Listed Building – Grade II
- Designated: 28 July 1955
- Reference no.: 1376350

Scheduled monument
- Reference no.: 1006777

= St Nicholas Chapel, Chester =

St Nicholas Chapel is a former chapel in St Werburgh Street, Chester, Cheshire, England. Since it ceased functioning as a chapel it has had a number of uses, including being at one time a theatre. It is now used as a shop. It is recorded in the National Heritage List for England as a designated Grade II listed building, and is a scheduled monument.

== History ==

The chapel was built in about 1300 for Simon de Albo, the abbot of St Werburgh's, Chester.
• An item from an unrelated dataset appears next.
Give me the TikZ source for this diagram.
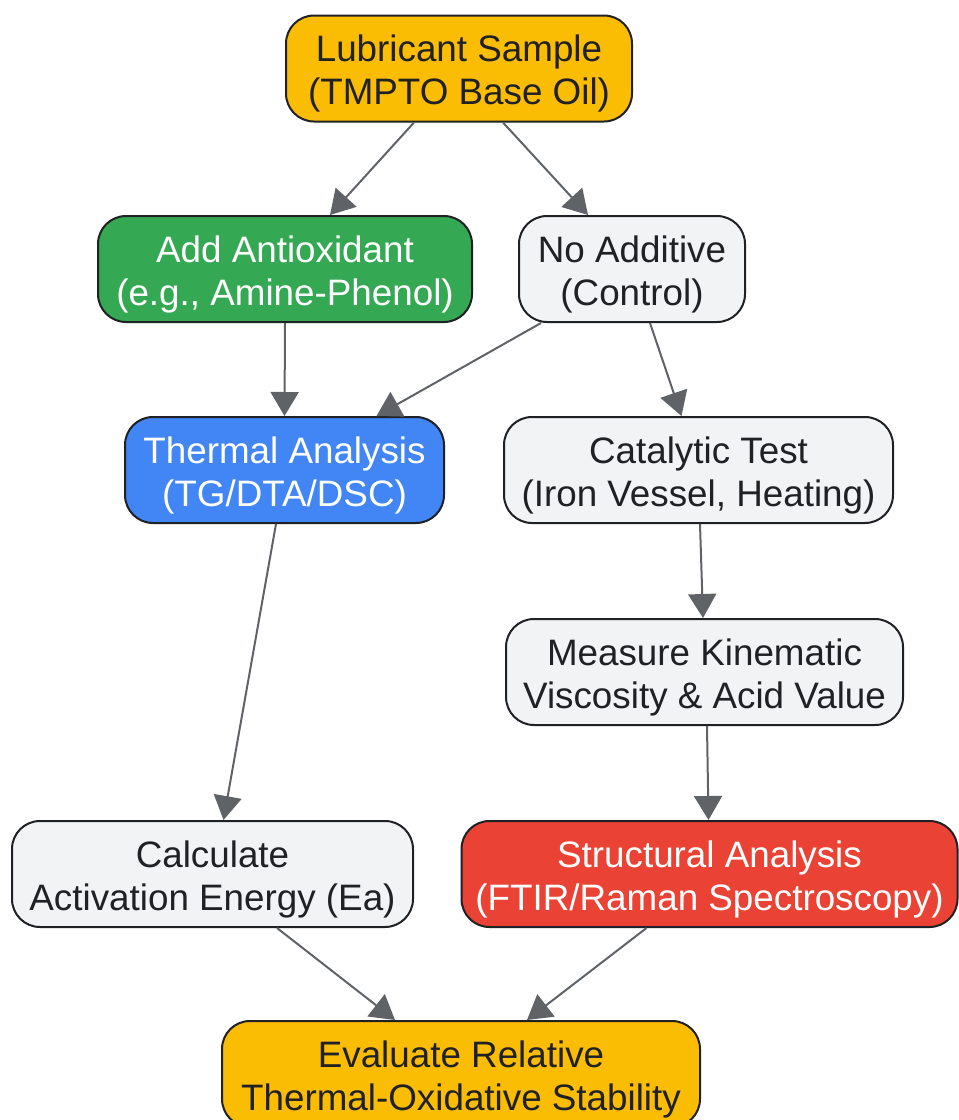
\documentclass[tikz,border=0pt]{standalone}
\usepackage{fontspec}
\setmainfont{Liberation Sans}
\usetikzlibrary{arrows.meta}

\definecolor{cOrange}{HTML}{FBBC04}
\definecolor{cGreen}{HTML}{34A853}
\definecolor{cBlue}{HTML}{4285F4}
\definecolor{cRed}{HTML}{EA4335}
\definecolor{cGray}{HTML}{F1F3F4}
\definecolor{cLine}{HTML}{5F6368}
\definecolor{cText}{HTML}{202124}

\newcommand\topgap[0]{\rule{0pt}{37pt}}
\newcommand\txtL  [0]{\topgap Lubricant Sample\\(TMPTO Base Oil)}
\newcommand\txtAO [0]{\topgap Add Antioxidant\\(e.g., Amine-Phenol)}
\newcommand\txtNA [0]{\topgap No Additive\\(Control)}
\newcommand\txtTA [0]{\topgap Thermal Analysis\\(TG/DTA/DSC)}
\newcommand\txtCT [0]{\topgap Catalytic Test\\(Iron Vessel, Heating)}
\newcommand\txtMV [0]{\topgap Measure Kinematic\\Viscosity \& Acid Value}
\newcommand\txtCE [0]{\topgap Calculate\\Activation Energy (Ea)}
\newcommand\txtSA [0]{\topgap Structural Analysis\\(FTIR/Raman Spectroscopy)}
\newcommand\txtEV [0]{\topgap Evaluate Relative\\Thermal-Oxidative Stability}

\tikzset{
  every node/.style={font=\fontsize{36.8}{43}\selectfont}
}
\tikzset{flow box/.style={draw=cText,line width=2pt,rounded corners=28pt,minimum height=106pt,
    align=center,inner sep=0pt,fill=#1,text=cText}}

\begin{document}
\begin{tikzpicture}[x=1pt,y=-1pt]
  \tikzset{flow arrow/.style={draw=cLine,line width=2pt,-{Triangle[length=24pt,width=28pt]}}}
  \useasboundingbox (0,0) rectangle (959,1120);

  \node [flow box = cOrange, minimum width=346pt]            (L)  at (459,68.5)  {\txtL};
  \node [flow box = cGreen, text=white, minimum width=374pt] (AO) at (285,269)   {\txtAO};
  \node [flow box = cGray, minimum width=226pt]              (NA) at (632,269)   {\txtNA};
  \node [flow box = cBlue, text=white, minimum width=319pt]  (TA) at (284.5,470) {\txtTA};
  \node [flow box = cGray, minimum width=389pt]              (CT) at (698.5,470) {\txtCT};
  \node [flow box = cGray, minimum width=397pt]              (MV) at (704.5,672) {\txtMV};
  \node [flow box = cGray, minimum width=401pt]              (CE) at (212.5,874) {\txtCE};
  \node [flow box = cRed, text=white, minimum width=496pt]   (SA) at (709.5,874) {\txtSA};
  \node [flow box = cOrange, minimum width=478pt]            (EV) at (461,1074)  {\txtEV};

  \draw [flow arrow] ([xshift=-45pt]L.south)  -- ([xshift=45pt]AO.north);
  \draw [flow arrow] ([xshift=44pt]L.south)   -- ([xshift=-44pt]NA.north);
  \draw [flow arrow] (AO.south)               -- (TA.north);
  \draw [flow arrow] ([xshift=-91pt]NA.south) -- ([xshift=92pt]TA.north);
  \draw [flow arrow] ([xshift=18pt]NA.south)  -- ([xshift=-17pt]CT.north);
  \draw [flow arrow] ([xshift=-8.5pt]TA.south) -- ([xshift=11pt]CE.north);
  \draw [flow arrow] ([xshift=1.5pt]CT.south) -- ([xshift=-1.5pt]MV.north);
  \draw [flow arrow] ([xshift=2.5pt]MV.south) -- ([xshift=-1pt]SA.north);
  \draw [flow arrow] ([xshift=64.5pt]CE.south) -- ([xshift=-66pt]EV.north);
  \draw [flow arrow] ([xshift=-63pt]SA.south) -- ([xshift=66pt]EV.north);

\end{tikzpicture}
\end{document}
It was used for a period as the church of the parish of St Oswald, then closed as a church and conveyed to the Mayor and Assembly of Chester in 1488. In 1545 an upper floor was inserted and it was used as the Commonhall and Wool Hall. The building was used for staging plays from around 1750, then further converted as the New Theatre in 1773 and the Theatre Royal in 1777–78. James Harrison modified it again into a hall for concerts and entertainments in 1854–55, when it was known as the Music Hall. It was later used as a cinema, and then as a shop. The alleyway to the side of the building, from Saint Werburgh Street to Northgate Street, is called Music Hall Passage.

== Architecture ==

It is built in sandstone and brick with grey slate gabled roofs in two storeys. Some medieval stonework remains on the south side. The Gothic style front is by James Harrison.